COLLECTED DATA:
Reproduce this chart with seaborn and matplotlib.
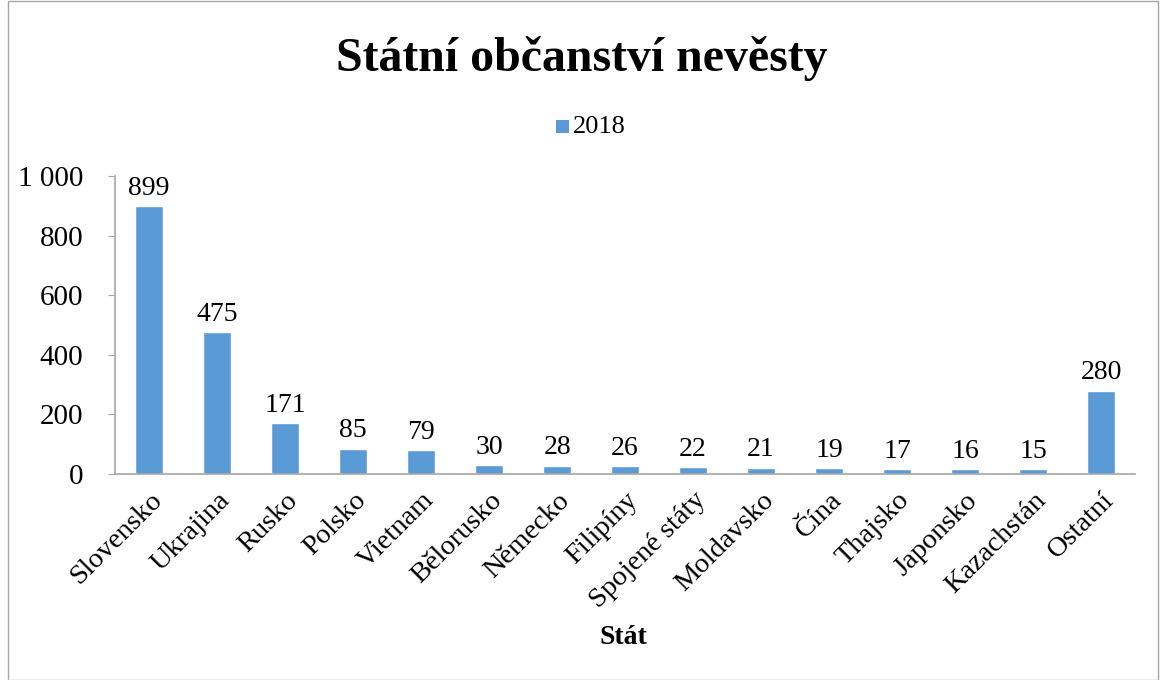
import matplotlib
matplotlib.use('Agg')
import matplotlib.pyplot as plt
import seaborn as sns
import pandas as pd
from matplotlib.patches import Rectangle

# Data
staty = ['Slovensko', 'Ukrajina', 'Rusko', 'Polsko', 'Vietnam', 'Bělorusko', 'Německo',
         'Filipíny', 'Spojené státy', 'Moldavsko', 'Čína', 'Thajsko', 'Japonsko',
         'Kazachstán', 'Ostatní']
pocty = [899, 475, 171, 85, 79, 30, 28, 26, 22, 21, 19, 17, 16, 15, 280]
yticks = [0, 200, 400, 600, 800, 1000]
yticklabels = ['0', '200', '400', '600', '800', '1 000']

df = pd.DataFrame({'Stát': staty, 'Počet': pocty, 'Rok': '2018'})

sns.set_style('white')
plt.rcParams['font.family'] = ['Liberation Serif', 'DejaVu Serif']
plt.rcParams['text.color'] = 'black'
plt.rcParams['xtick.color'] = 'black'
plt.rcParams['ytick.color'] = 'black'

fig = plt.figure(figsize=(11.63, 6.80), dpi=100)
ax = fig.add_axes([0.099, 0.303, 0.877, 0.438])

sns.barplot(data=df, x='Stát', y='Počet', hue='Rok', palette=['#5B9BD5'],
            saturation=1, width=0.41, ax=ax, legend=False)

# popisky hodnot nad sloupci
for i, v in enumerate(pocty):
    ax.text(i, v + 18, str(v), ha='center', va='bottom', fontsize=20)

ax.set_ylim(0, 1000)
ax.set_xlim(-0.5, len(staty) - 0.5)
ax.set_yticks(yticks)
ax.set_yticklabels(yticklabels, fontsize=21)
ax.set_xticks(range(len(staty)))
ax.set_xticklabels(staty, rotation=45, ha='right', rotation_mode='anchor', fontsize=20.5)
ax.tick_params(axis='y', length=5, color='#A6A6A6', pad=18, left=True)
ax.tick_params(axis='x', length=0, pad=10)
ax.set_ylabel('')
ax.set_xlabel('')
for s in ['top', 'right']:
    ax.spines[s].set_visible(False)
for s in ['left', 'bottom']:
    ax.spines[s].set_color('#A6A6A6')
    ax.spines[s].set_linewidth(1.2)

fig.text(0.5, 0.914, 'Státní občanství nevěsty', ha='center', va='center',
         fontsize=34.5, fontweight='bold')
# legenda
fig.patches.append(Rectangle((0.4785, 0.804), 0.011, 0.019, transform=fig.transFigure,
                             facecolor='#5B9BD5', edgecolor='none'))
fig.text(0.4925, 0.813, '2018', ha='left', va='center', fontsize=19)
fig.text(0.536, 0.063, 'Stát', ha='center', va='center', fontsize=20, fontweight='bold')

# rámeček grafu
fig.patches.append(Rectangle((0.007, 0.0), 0.989, 0.998, transform=fig.transFigure,
                             facecolor='none', edgecolor='#A6A6A6', linewidth=1))

fig.savefig('out.png', dpi=100)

OBJECTIVE:
Repeat the material exactly as it reads, without any of its pictures.

RESULT FOR THIS TASK:
Reproduce this chart with seaborn and matplotlib.
import matplotlib
matplotlib.use('Agg')
import matplotlib.pyplot as plt
import seaborn as sns
import pandas as pd
from matplotlib.patches import Rectangle

# Data
staty = ['Slovensko', 'Ukrajina', 'Rusko', 'Polsko', 'Vietnam', 'Bělorusko', 'Německo',
         'Filipíny', 'Spojené státy', 'Moldavsko', 'Čína', 'Thajsko', 'Japonsko',
         'Kazachstán', 'Ostatní']
pocty = [899, 475, 171, 85, 79, 30, 28, 26, 22, 21, 19, 17, 16, 15, 280]
yticks = [0, 200, 400, 600, 800, 1000]
yticklabels = ['0', '200', '400', '600', '800', '1 000']

df = pd.DataFrame({'Stát': staty, 'Počet': pocty, 'Rok': '2018'})

sns.set_style('white')
plt.rcParams['font.family'] = ['Liberation Serif', 'DejaVu Serif']
plt.rcParams['text.color'] = 'black'
plt.rcParams['xtick.color'] = 'black'
plt.rcParams['ytick.color'] = 'black'

fig = plt.figure(figsize=(11.63, 6.80), dpi=100)
ax = fig.add_axes([0.099, 0.303, 0.877, 0.438])

sns.barplot(data=df, x='Stát', y='Počet', hue='Rok', palette=['#5B9BD5'],
            saturation=1, width=0.41, ax=ax, legend=False)

# popisky hodnot nad sloupci
for i, v in enumerate(pocty):
    ax.text(i, v + 18, str(v), ha='center', va='bottom', fontsize=20)

ax.set_ylim(0, 1000)
ax.set_xlim(-0.5, len(staty) - 0.5)
ax.set_yticks(yticks)
ax.set_yticklabels(yticklabels, fontsize=21)
ax.set_xticks(range(len(staty)))
ax.set_xticklabels(staty, rotation=45, ha='right', rotation_mode='anchor', fontsize=20.5)
ax.tick_params(axis='y', length=5, color='#A6A6A6', pad=18, left=True)
ax.tick_params(axis='x', length=0, pad=10)
ax.set_ylabel('')
ax.set_xlabel('')
for s in ['top', 'right']:
    ax.spines[s].set_visible(False)
for s in ['left', 'bottom']:
    ax.spines[s].set_color('#A6A6A6')
    ax.spines[s].set_linewidth(1.2)

fig.text(0.5, 0.914, 'Státní občanství nevěsty', ha='center', va='center',
         fontsize=34.5, fontweight='bold')
# legenda
fig.patches.append(Rectangle((0.4785, 0.804), 0.011, 0.019, transform=fig.transFigure,
                             facecolor='#5B9BD5', edgecolor='none'))
fig.text(0.4925, 0.813, '2018', ha='left', va='center', fontsize=19)
fig.text(0.536, 0.063, 'Stát', ha='center', va='center', fontsize=20, fontweight='bold')

# rámeček grafu
fig.patches.append(Rectangle((0.007, 0.0), 0.989, 0.998, transform=fig.transFigure,
                             facecolor='none', edgecolor='#A6A6A6', linewidth=1))

fig.savefig('out.png', dpi=100)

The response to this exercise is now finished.